I picked this up for my son’s 10th birthday. He had never played Risk before, so that didn’t mean anything to him, but he’s a big fan of the Plants vs. Zombies series of games, so he was pretty excited. It’s funny, but I think he was most excited getting what he called the first real game of his collection. I thought that was neat.
So it’s Risk with a new theme, right? Not really. This version is really two different games in one box. On one side of the game board is a stylized map for a fast playing version of Risk for two players, and on the other side is a board game version of the computer game. The game was produced by USAopoly in 2013 and is recommended for ages 10 and up. Apparently, this game is built upon concepts developed in a previous game called Risk: Balance of Power, which I don’t think ever made to the United States. I think my friend Mark Jackson had a copy, because that would be just like him to have some obscure version of Risk that nobody else would have.
While the rules don’t give any design credit, a little bit of digging around BGG revealed that Risk: Plants vs. Zombies was developed by Andrew Wolf, who gave Rob Daviau credit for inspiration. Rob designed the Risk: Balance of Power game. (Update: Thanks to USAopoly for letting me know that the game was actually designed by USAopoly creative director Luke Byers in large conjunction with PopCap.)
Let’s take a look at the side of the board that is most like traditional Risk. You have a map that is broken up into distinct regions like the original game, but instead of a world map, you have a cross-section of a human head and instead of real places like Kamchatka and Venezuela, you have places like Brainsburough Square and New Brainswick. The game begins with some regions being controlled by plants and some by zombies. The other regions are controlled by garden gnomes that act like the neutral (ancient?) races in Small World or Vinci. There are also tokens that represent station wagons, which made no sense to me thematically, but made sense to my son. It’s a good thing to control regions that have station wagons. Players spend their turns gaining and placing new units which they can then use to invade adjacent regions. Players roll dice to determine combat results and collect cards that can be used to purchase additional troops or may be played during combat for special effects. Most of this stuff is pretty close to classic Risk.
What I enjoyed most about this version was the use of objective cards, which were introduced in the Risk: Balance of Power game. Players randomly choose 8 of 12 available objectives that are displayed at the top of the board and the first player to achieve 3 of those objectives wins the game. Not only does this speed up the game considerably, it also creates some very dynamic situations where players are trying to achieve a particular goal while keeping their opponent from achieving another.
The other side of the board is used for the Front Yard Skirmish game, which is essentially a physical version of the Plants vs. Zombies video game. Do people still call these things video games? What do I call them if they are multi-platform games? When will the nurse bring me my applesauce? Players roll two dice at the start of their turn and then choose one die to represent points of movement and the other to represent the number of actions they can perform. You thought you could get dice hosed in regular Risk? Wait until you play this. I had fun anyway, and there are some upgrades you can purchase with cards that can help some of the dice hosing.

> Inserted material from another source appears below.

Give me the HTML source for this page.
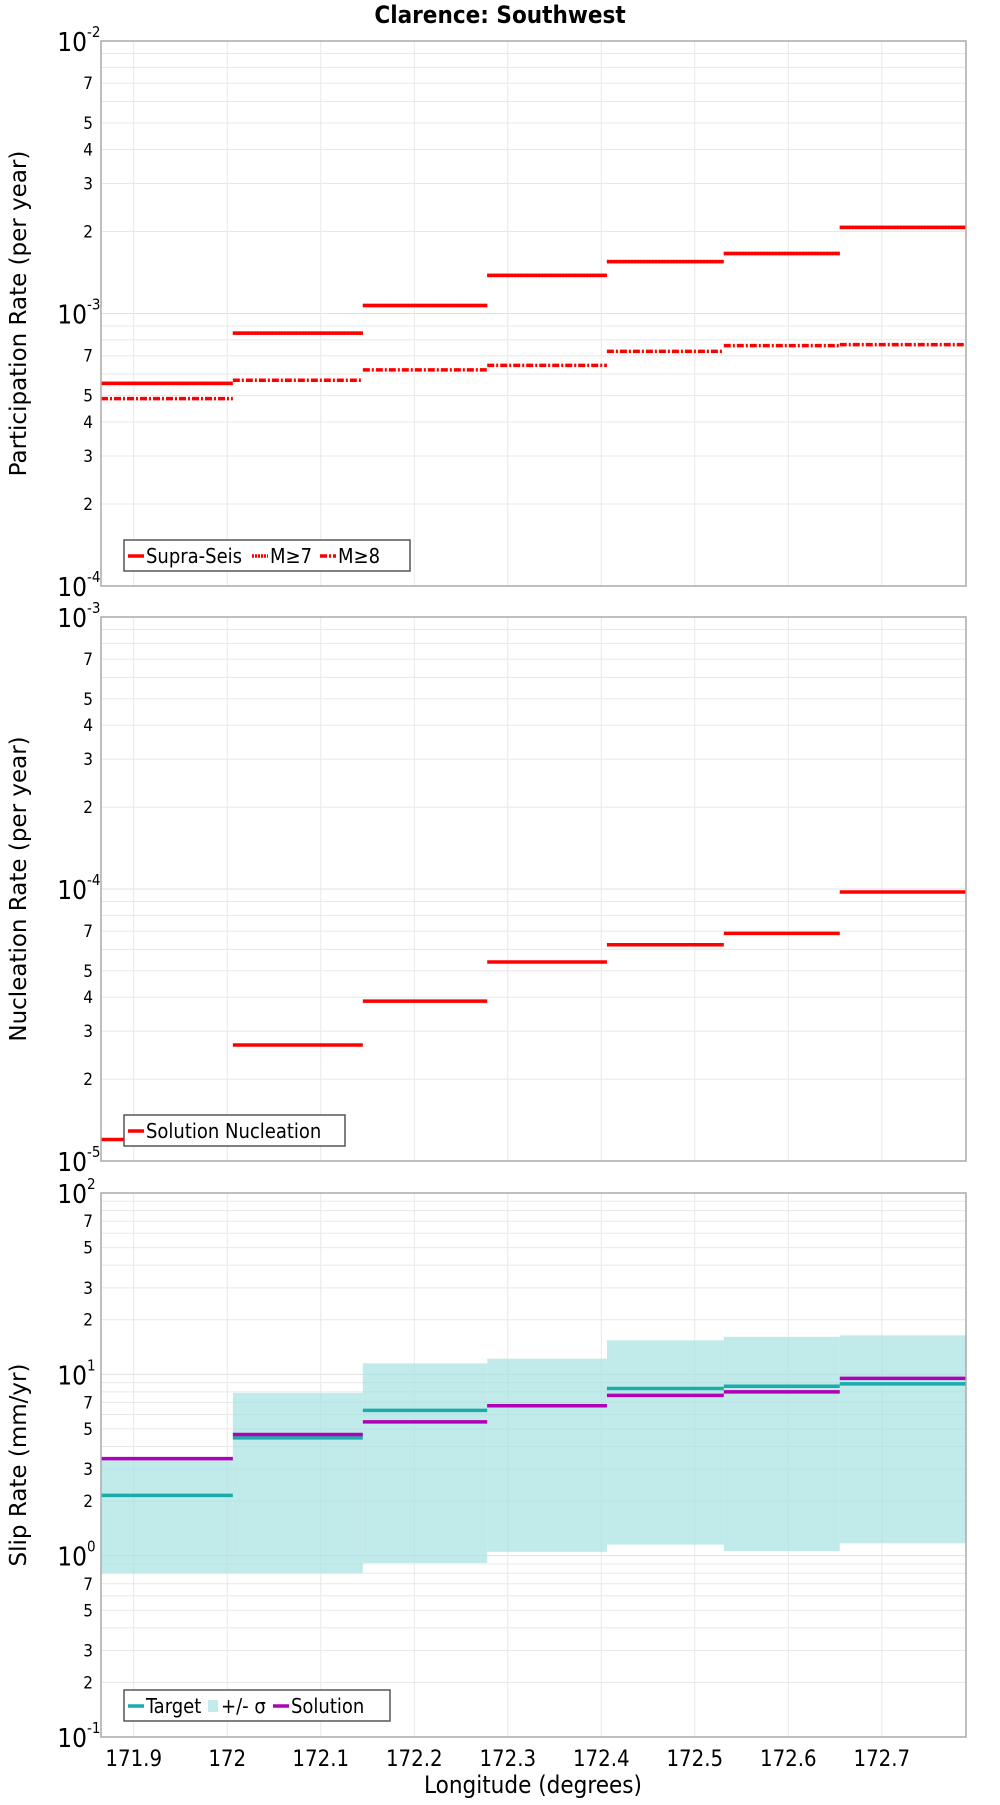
<!DOCTYPE html>
<html><head><meta charset="utf-8"><style>
body{margin:0;background:#fff;width:1000px;height:1800px;overflow:hidden}
svg{font-family:"DejaVu Sans Condensed","DejaVu Sans","Liberation Sans",sans-serif}
</style></head><body>
<svg id="chart" width="1000" height="1800" xmlns="http://www.w3.org/2000/svg">
<text x="500" y="23" text-anchor="middle" font-size="24" font-weight="bold">Clarence: Southwest</text>
<text x="533" y="1793" text-anchor="middle" font-size="24">Longitude (degrees)</text>
</svg>
<script>
const binEdges=[171.865,172.006,172.145,172.278,172.406,172.531,172.655,172.79];
const xTicks=[171.9,172,172.1,172.2,172.3,172.4,172.5,172.6,172.7];
const xTickLabels=["171.9","172","172.1","172.2","172.3","172.4","172.5","172.6","172.7"];
const supraSeis=[5.54e-4,8.47e-4,1.07e-3,1.38e-3,1.55e-3,1.66e-3,2.07e-3];
const m7=[5.54e-4,8.47e-4,1.07e-3,1.38e-3,1.55e-3,1.66e-3,2.07e-3];
const m8=[4.87e-4,5.69e-4,6.21e-4,6.45e-4,7.26e-4,7.62e-4,7.69e-4];
const nucleation=[1.2e-5,2.67e-5,3.87e-5,5.39e-5,6.24e-5,6.87e-5,9.75e-5];
const target=[2.15,4.46,6.33,6.71,8.36,8.6,8.86];
const solution=[3.43,4.66,5.47,6.71,7.66,8.0,9.5];
const bandUpper=[3.5,7.9,11.5,12.2,15.4,16.1,16.4];
const bandLower=[0.80,0.80,0.91,1.05,1.15,1.06,1.17];

const NS="http://www.w3.org/2000/svg";
const svg=document.getElementById('chart');
const L=101,R=966,X0=171.865,X1=172.79;
function xs(v){return L+(v-X0)/(X1-X0)*(R-L);}
function mk(tag,attrs,parent){const e=document.createElementNS(NS,tag);for(const k in attrs)e.setAttribute(k,attrs[k]);(parent||svg).appendChild(e);return e;}

function panel(name,top,bot,dmin,dmax,minorLabels,ytitle){
  const g=mk('g',{});
  
  
  const ys=v=>bot-(Math.log10(v)-dmin)/(dmax-dmin)*(bot-top);
  for(let d=dmin;d<dmax;d++){for(let m=2;m<=9;m++){const y=ys(m*Math.pow(10,d));
    const ln=mk('line',{x1:L,x2:R,y1:y,y2:y,stroke:'#e8e8e8','stroke-width':1},g);
    
    
    if(minorLabels.includes(m)){const t=mk('text',{x:L-8,y:y+6,'text-anchor':'end','font-size':17},g);t.textContent=m;
      
      }
  }}
  for(let d=dmin;d<=dmax;d++){const y=ys(Math.pow(10,d));
    const t=mk('text',{x:L-14,y:y+10,'text-anchor':'end','font-size':26},g);t.textContent='10';
    
    
    const s=mk('text',{x:L-14,y:y-4,'font-size':15},g);s.textContent=String(d);
    
    
    if(d>dmin&&d<dmax){const ln=mk('line',{x1:L,x2:R,y1:y,y2:y,stroke:'#e0e0e0'},g);
      
      }
  }
  xTicks.forEach(v=>{const ln=mk('line',{x1:xs(v),x2:xs(v),y1:top,y2:bot,stroke:'#e8e8e8'},g);
    
    });
  const yt=mk('text',{transform:`translate(26,${(top+bot)/2}) rotate(-90)`,'text-anchor':'middle','font-size':23,'font-family':'DejaVu Sans,sans-serif'},g);
  yt.textContent=ytitle;
  
  
  return {g,ys};
}
function frame(g,top,bot){const r=mk('rect',{x:L,y:top,width:R-L,height:bot-top,fill:'none',stroke:'#aaa','stroke-width':1.5},g);
  
  }
function steps(g,ys,vals,color,dash,name){vals.forEach((v,i)=>{const a={x1:xs(binEdges[i]),x2:xs(binEdges[i+1]),y1:ys(v),y2:ys(v),stroke:color,'stroke-width':3.5};if(dash)a['stroke-dasharray']=dash;
  const ln=mk('line',a,g);
  
  });}
function legend(g,x,y,w,items){
  const lg=mk('g',{},g);
  
  
  const r=mk('rect',{x:x,y:y,width:w,height:31,fill:'#fff',stroke:'#555','stroke-width':1.5},lg);
  
  
  let cx=x+4;
  items.forEach(it=>{
    if(it.box){const b=mk('rect',{x:cx,y:y+10,width:10,height:12,fill:it.color},lg);
      
      cx+=13;}
    else{const a={x1:cx,x2:cx+16,y1:y+16,y2:y+16,stroke:it.color,'stroke-width':3.5};if(it.dash)a['stroke-dasharray']=it.dash;
      const ln=mk('line',a,lg);
      
      cx+=18;}
    const t=mk('text',{x:cx,y:y+23,'font-size':20},lg);t.textContent=it.label;
    
    
    cx+=it.w;
  });
}
// Panel 1
let p=panel('participation',41,586,-4,-2,[2,3,4,5,7],'Participation Rate (per year)');
steps(p.g,p.ys,supraSeis,'#ff0000',null,'supra-seis');
steps(p.g,p.ys,m7,'#ff0000','2,1','m7');
steps(p.g,p.ys,m8,'#ff0000','7,2,2,2','m8');
frame(p.g,41,586);
legend(p.g,124,540,286,[{label:'Supra-Seis',color:'#ff0000',w:106},{label:'M≥7',color:'#ff0000',dash:'2,1',w:50},{label:'M≥8',color:'#ff0000',dash:'7,2,2,2',w:50}]);
// Panel 2
p=panel('nucleation',617,1161,-5,-3,[2,3,4,5,7],'Nucleation Rate (per year)');
steps(p.g,p.ys,nucleation,'#ff0000',null,'nucleation');
frame(p.g,617,1161);
legend(p.g,124,1115,221,[{label:'Solution Nucleation',color:'#ff0000',w:190}]);
// Panel 3
p=panel('slip-rate',1193,1737,-1,2,[2,3,5,7],'Slip Rate (mm/yr)');
bandUpper.forEach((u,i)=>{const r=mk('rect',{x:xs(binEdges[i]),y:p.ys(u),width:xs(binEdges[i+1])-xs(binEdges[i]),height:p.ys(bandLower[i])-p.ys(u),fill:'#a6e3e1','fill-opacity':0.7},p.g);
  
  });
steps(p.g,p.ys,target,'#1aabab',null,'target');
steps(p.g,p.ys,solution,'#b000b8',null,'solution');
frame(p.g,1193,1737);
legend(p.g,124,1690,266,[{label:'Target',color:'#1aabab',w:62},{label:'+/- σ',color:'#c2ebea',box:true,w:52},{label:'Solution',color:'#b000b8',w:80}]);
// x ticks
xTicks.forEach((v,i)=>{const t=mk('text',{x:xs(v),y:1766,'text-anchor':'middle','font-size':22});t.textContent=xTickLabels[i];
  
  });
</script>
</body></html>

If you are a gamer parent and want to introduce a classic game to your gamer kids, then I highly recommend Risk: Plants vs. Zombies. The sculpts of the plants and zombies are great and I think you get a whole lot of game for the money. The Front Yard Skirmish is also a good introduction to the concept of action point systems. It’s no Tikal, but it does start the action point ball rolling. You can find this at your FLGS or a few chain stores. It’s labeled as a collector’s edition. I don’t know what that means exactly. Just go buy it if you are interested, and have fun sitting down with your son or daughter, niece or nephew, grandson or granddaughter, weird Uncle Billy, or the kid down the street that steals the oranges off your tree. You’ll be glad you did.